Geçtiğimiz günlerde internet sitelerine oldukça ilginç bir haber düştü. Buna göre dünyanın en zengin 26 kişinin toplam serveti, dünya nüfusunun yarısının servetine eşit düşüyor. Yani sadece 26 kişi, milyarlarca insandan çalabiliyor. İçinde yaşamak zorunda bırakıldığımız bu sistem, iktidarlar tarafından özellikle milliyetçilik, erkeklik ve militarizmle koruma altına alınmış kapitalizmdir.
Peki biz ne yapıyoruz? Biz bir şey yapmıyoruz. Veya yapamıyoruz. Doğduğumuz günden beri bize bir şey yapamayacağımız öğretildi. Hatta bizzat bu sistemin sürdürücüsü olmamız öğretildi. Ne zaman ufak da olsa bir şeylere baş kaldırmaya çalışsak başımız hemen ezildi. Küçüklüğümüzden beri içinde yaşamak zorunda kaldığımız bu dünyada yine iktidarların “bizim için” kurdukları “yardım kuruluşları”nın raporuyla öğreniyoruz bizim yarımızdan çalan sadece 26 kişiymiş. Bu sayı arttıkça durum daha da kötüleşiyor. En son verilere göre dünya üzerinde belirlenen nüfusun 7 milyar 760 milyon civarlarında olduğunu da belirtelim.
Haberlere göre raporu açıklayan kuruluşun yetkilisi, bu durumun aynı zamanda ‘öfkeye’ neden olduğuna dikkat çekmiş. Peki bu açıklama, iktidardakilerin biz ezilenlerden korktuğu anlamına mı geliyor?
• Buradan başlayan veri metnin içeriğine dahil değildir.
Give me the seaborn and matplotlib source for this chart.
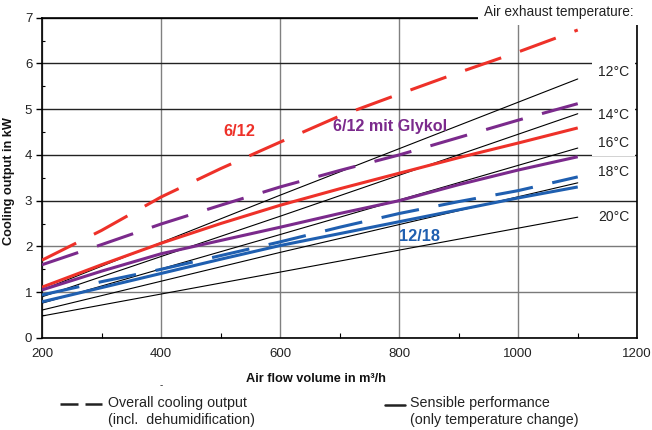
import pandas as pd
import matplotlib
matplotlib.use('Agg')
import matplotlib.pyplot as plt
import matplotlib.ticker as ticker
from matplotlib.lines import Line2D
import seaborn as sns

# Air flow volume in m3/h
airflow = [200, 300, 400, 500, 600, 700, 800, 900, 1000, 1100]

# Cooling output in kW, overall (dashed) and sensible (solid)
red_total = [1.70, 2.35, 3.08, 3.70, 4.28, 4.85, 5.33, 5.80, 6.25, 6.73]
red_sensible = [1.11, 1.60, 2.07, 2.50, 2.90, 3.26, 3.60, 3.94, 4.26, 4.59]
glykol_total = [1.60, 2.04, 2.49, 2.90, 3.30, 3.66, 4.00, 4.38, 4.76, 5.12]
glykol_sensible = [1.05, 1.46, 1.84, 2.13, 2.42, 2.72, 3.00, 3.35, 3.67, 3.96]
blue_total = [0.94, 1.23, 1.50, 1.80, 2.10, 2.42, 2.72, 2.98, 3.22, 3.52]
blue_sensible = [0.79, 1.10, 1.41, 1.72, 2.02, 2.28, 2.54, 2.80, 3.06, 3.30]

# Thin reference lines per air exhaust temperature
temp_airflow = [200, 600, 1100]
temp_12 = [1.05, 3.12, 5.66]
temp_14 = [0.90, 2.66, 4.90]
temp_16 = [0.76, 2.26, 4.15]
temp_18 = [0.61, 1.87, 3.39]
temp_20 = [0.48, 1.44, 2.64]
temp_names = ['12°C', '14°C', '16°C', '18°C', '20°C']

RED = '#EE3129'
PURPLE = '#7B2A8C'
BLUE = '#1F5FB0'

# long format table for seaborn
rows = []
for name, kind, vals in [('6/12', 'total', red_total), ('6/12', 'sensible', red_sensible),
                         ('Glykol', 'total', glykol_total), ('Glykol', 'sensible', glykol_sensible),
                         ('12/18', 'total', blue_total), ('12/18', 'sensible', blue_sensible)]:
    for x, y in zip(airflow, vals):
        rows.append({'airflow': x, 'kw': y, 'series': name + ' ' + kind, 'kind': kind})
df = pd.DataFrame(rows)

palette = {'6/12 total': RED, '6/12 sensible': RED,
           'Glykol total': PURPLE, 'Glykol sensible': PURPLE,
           '12/18 total': BLUE, '12/18 sensible': BLUE}

temp_rows = []
for name, vals in zip(temp_names, [temp_12, temp_14, temp_16, temp_18, temp_20]):
    for x, y in zip(temp_airflow, vals):
        temp_rows.append({'airflow': x, 'kw': y, 'temp': name})
df_temp = pd.DataFrame(temp_rows)

sns.set_theme(style='white')
plt.rcParams['font.family'] = ['Liberation Sans', 'DejaVu Sans']

fig = plt.figure(figsize=(6.52, 4.30), dpi=100)
ax = fig.add_axes([0.0644, 0.214, 0.913, 0.745])

# thin sensible lines per exhaust temperature
sns.lineplot(data=df_temp, x='airflow', y='kw', units='temp', estimator=None,
             color='black', linewidth=0.8, legend=False, ax=ax, zorder=2)

# coloured performance curves
sns.lineplot(data=df, x='airflow', y='kw', hue='series', style='kind',
             palette=palette, dashes={'total': (12.5, 6.5), 'sensible': (1, 0)},
             linewidth=2.2, legend=False, ax=ax, zorder=3)

ax.set_xlim(200, 1200)
ax.set_ylim(0, 7)
ax.xaxis.set_major_locator(ticker.MultipleLocator(200))
ax.xaxis.set_minor_locator(ticker.MultipleLocator(100))
ax.yaxis.set_major_locator(ticker.MultipleLocator(1))
ax.yaxis.set_minor_locator(ticker.MultipleLocator(0.5))

ax.set_axisbelow(True)
ax.grid(True, axis='x', which='major', color='#808080', linewidth=1.0)
ax.grid(True, axis='y', which='major', color='#222222', linewidth=1.0)
for val, gl in zip(ax.get_yticks(), ax.get_ygridlines()):
    if val in (1, 2):
        gl.set_color('#7a7a7a')

ax.tick_params(axis='y', which='major', direction='out', length=4, width=1,
               color='black', labelsize=9.5, pad=3, left=True)
ax.tick_params(axis='y', which='minor', direction='in', length=2.5, width=0.8,
               color='black', left=True)
ax.tick_params(axis='x', which='major', direction='out', length=0, labelsize=9.5, pad=7)
ax.tick_params(axis='x', which='minor', direction='in', length=3.5, width=0.8,
               color='black', bottom=True)
for lab in ax.get_xticklabels() + ax.get_yticklabels():
    lab.set_color('#222222')

for sp in ax.spines.values():
    sp.set_color('black')
    sp.set_linewidth(1.2)

ax.set_xlabel('Air flow volume in m³/h', fontsize=9.2, fontweight='bold', color='#111111')
ax.set_ylabel('Cooling output in kW', fontsize=9.2, fontweight='bold', color='#111111')
ax.xaxis.set_label_coords(0.46, -0.11)
ax.yaxis.set_label_coords(-0.046, 0.49)

# temperature labels on the right
for name, ypos in zip(temp_names, [5.81, 4.87, 4.26, 3.63, 2.64]):
    ax.text(1160, ypos, name, ha='center', va='center', fontsize=10, color='#222222',
            bbox=dict(boxstyle='square,pad=0.4', fc='white', ec='none'), zorder=5)

ax.text(1194, 7.12, 'Air exhaust temperature:', ha='right', va='center', fontsize=9.8,
        color='#222222', clip_on=False, zorder=6,
        bbox=dict(boxstyle='square,pad=0.45', fc='white', ec='none'))

# series labels
ax.text(531, 4.52, '6/12', color=RED, fontsize=11.8, fontweight='bold', ha='center', va='center')
ax.text(785, 4.63, '6/12 mit Glykol', color=PURPLE, fontsize=11.6, fontweight='bold',
        ha='center', va='center')
ax.text(834, 2.22, '12/18', color=BLUE, fontsize=11.8, fontweight='bold', ha='center', va='center')

fig.text(161 / 652, 1 - 385 / 430, '-', fontsize=7, ha='center', va='center', color='#222222')

# legend keys at the bottom
fig.add_artist(Line2D([60 / 652, 102 / 652], [1 - 404 / 430] * 2, color='#222222',
                      linewidth=1.8, dashes=(7.2, 2.8)))
fig.text(108 / 652, 1 - 396 / 430, 'Overall cooling output\n(incl.  dehumidification)',
         fontsize=10.3, va='top', ha='left', color='#222222', linespacing=1.25)
fig.add_artist(Line2D([385 / 652, 405 / 652], [1 - 405 / 430] * 2, color='#222222',
                      linewidth=1.8))
fig.text(410 / 652, 1 - 396 / 430, 'Sensible performance\n(only temperature change)',
         fontsize=10.3, va='top', ha='left', color='#222222', linespacing=1.25)

fig.savefig('out.png', dpi=100)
Yanıtımız açık ve net: Hayır!
Son zamanlarda sinemada en çok izlenen filmlerden birisi olan Joker’i birçoğumuz izledik. Etkileyici olduğu oldukça kesin olan bu filmi üreten sistem, kendisine karşı kendi insanlarına karşı ezdikçe ezdikleri birinin öfkesini yansıtıyor. Filmin mesajı oldukça açık, bir şeyleri değiştirmek istiyorsan hemen hemen tamamına yakını zengin olan kötüleri öldürmelisin. Bu filmi üreten sistem, bizden o kadar korkmuyor ki kendilerini öldürmemiz gerektiğini bize söyleyebiliyor. Bu sistem maalesef bizden o kadar korkmuyor ki “Mülkiyet, hırsızlıktır!” diyen Proudhon’un kitabını bu sistemin bankası basabiliyor.
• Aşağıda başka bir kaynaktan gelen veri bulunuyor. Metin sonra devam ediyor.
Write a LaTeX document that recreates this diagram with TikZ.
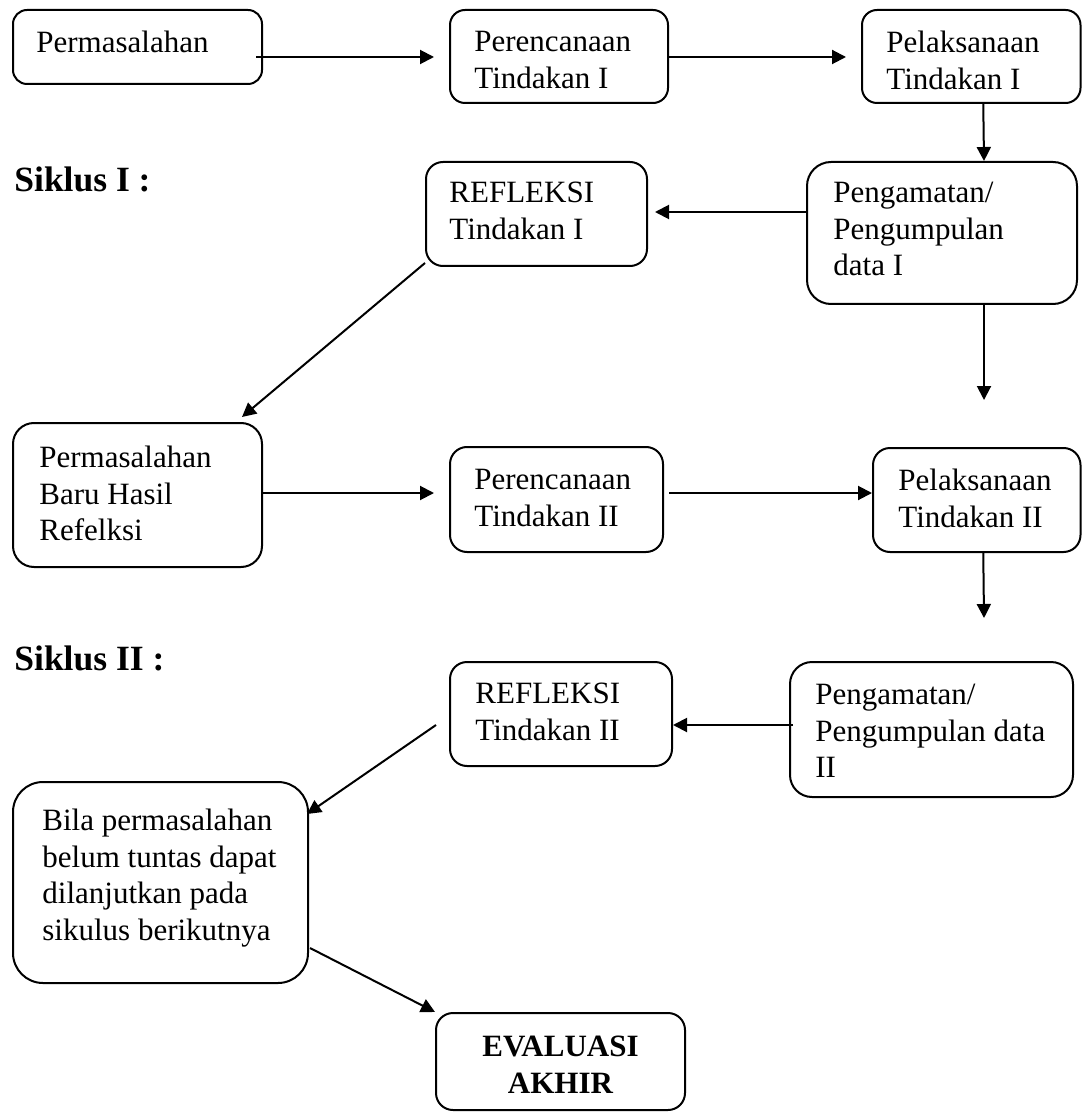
\documentclass[tikz,border=0pt]{standalone}
\usepackage{fontspec}
\setmainfont{Liberation Serif}
\usetikzlibrary{arrows.meta,calc}
\newcommand{\mybox}[6]{\node[boxsty,rounded corners=#6,minimum width={(#4-#2)*0.5pt},minimum height={(#5-#3)*0.5pt}] (#1) at ({(#2+#4)/2},{(#3+#5)/2}) {};}
\tikzset{
  boxsty/.style={draw, line width=1pt, inner sep=0pt},
  txt/.style={anchor=north west, inner sep=0pt, align=left, font=\fontsize{15.5}{18.25}\selectfont},
  ttl/.style={anchor=base west, inner sep=0pt, font=\fontsize{17.75}{21}\selectfont\bfseries},
  arr/.style={-{Triangle[length=7pt,width=7pt]}, line width=1pt}
}
\begin{document}
\begin{tikzpicture}[x=0.5pt,y=-0.5pt]
\fill[white] (0,0) rectangle (1083,1112);
\useasboundingbox (0,0) rectangle (1083,1112);
% boxes
\mybox{b1}{13}{10}{262}{84}{7pt}
\mybox{b2}{450}{10}{668}{103}{7.5pt}
\mybox{b3}{862}{10}{1080.5}{103}{7.5pt}
\mybox{r1}{426}{162}{647}{266}{8.5pt}
\mybox{p1}{807}{162}{1077}{304}{12pt}
\mybox{pb}{13}{423}{262}{567}{10.5pt}
\mybox{pr2}{450}{447}{663}{552}{8.5pt}
\mybox{pl2}{873}{448}{1080.5}{552}{8.5pt}
\mybox{r2}{450}{662}{672}{766}{8.5pt}
\mybox{p2}{790}{662}{1073}{797}{11pt}
\mybox{bila}{13}{782}{308}{983}{15pt}
\mybox{ev}{436}{1013}{685}{1110}{8.5pt}
% texts
\node[txt] (t1) at (36,31) {Permasalahan};
\node[txt] (t2) at (474,31) {Perencanaan\\Tindakan I};
\node[txt] (t3) at (886,31) {Pelaksanaan\\Tindakan I};
\node[txt] (tr1) at (449,182) {REFLEKSI\\Tindakan I};
\node[txt] (tp1) at (833,182) {Pengamatan/\\Pengumpulan\\data I};
\node[txt] (tpb) at (39,446) {Permasalahan\\Baru Hasil\\Refelksi};
\node[txt] (tpr2) at (474,469) {Perencanaan\\Tindakan II};
\node[txt] (tpl2) at (898,469) {Pelaksanaan\\Tindakan II};
\node[txt] (tr2) at (475,683) {REFLEKSI\\Tindakan II};
\node[txt] (tp2) at (815,684) {Pengamatan/\\Pengumpulan data\\II};
\node[txt] (tbila) at (42,809) {Bila permasalahan\\belum tuntas dapat\\dilanjutkan pada\\sikulus berikutnya};
\node[txt,anchor=north,align=center,font=\fontsize{15.5}{18.25}\selectfont\bfseries] (tev) at (560.5,1036) {EVALUASI\\AKHIR};
\node[ttl] (s1) at (14,192) {Siklus I :};
\node[ttl] (s2) at (14,670) {Siklus II :};
% free ends
\coordinate (c1) at (984,400);
\coordinate (c2) at (984,618);
% connectors
\draw[arr] ([shift={(-7,10)}]b1.east) -- ([shift={(-15,0.5)}]b2.west);
\draw[arr] ([shift={(0,0.5)}]b2.east) -- ([shift={(-15,0.5)}]b3.west);
\draw[arr] ([shift={(12,0)}]b3.south) -- ([shift={(42,0)}]p1.north);
\draw[arr] ([shift={(0,-21)}]p1.west) -- ([shift={(7,-2)}]r1.east);
\draw[arr] ([shift={(42,0)}]p1.south) -- (c1);
\draw[arr] ([shift={(0,-4)}]r1.south west) -- ([shift={(-21,-5)}]pb.north east);
\draw[arr] ([shift={(0,-2)}]pb.east) -- ([shift={(-15,-6.5)}]pr2.west);
\draw[arr] ([shift={(5,-6.5)}]pr2.east) -- ([shift={(0,-7)}]pl2.west);
\draw[arr] ([shift={(6.5,0)}]pl2.south) -- (c2);
\draw[arr] ([shift={(4,-4.5)}]p2.west) -- ([shift={(0,11)}]r2.east);
\draw[arr] ([shift={(-13,11)}]r2.west) -- ([shift={(-2,33)}]bila.north east);
\draw[arr] ([shift={(1,65.5)}]bila.east) -- (ev.north west);
\end{tikzpicture}
\end{document}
Yazının görseline gelecek olursak yazının görseli, özellikle ses sistemleri üreten oldukça ünlü bir şirkete ait. Şirketin de mesajı açık. Onlar hep varlar. Onlar, milyonlarca insanın hayatını tek tuşla yok edebilecek imkanlara sahip ama onlardan kurtuluş yolu açık: Tak kulaklığı, umursama dünyayı! Tek tuşla kurtar dünyanı!
Doğduğumuz o ilk günden beri bize sistemin birer ürünü olmayı öğretmeye çalışan kapitalizm, biz ezilenlerin özgürlüğünden besleniyor. Komşumuzun ismini bilmediğimiz bir duruma geldik ve bu hayatı sürdürmekte de maalesef hiçbir sıkıntı görmüyoruz. Çünkü bizi yemeye çalışan bir sistemin içerisindeyiz.
Onlar istediklerini söyleyedursunlar bu sistemden bir kurtuluş yolu var. Bunun yolu açık, dünyayı değiştirmek istiyorsak eğer önce kendimizden başlamalıyız. Yanımızdan yöremizden başlamalıyız ve bu sistemde kötülerin, iktidarların her zaman her istediklerini yapamayacaklarını, en azından bizi yiyemeyeceklerini onlara gösterebiliriz. Göstermek zorundayız. Özgürlük için özgürlük aşkına!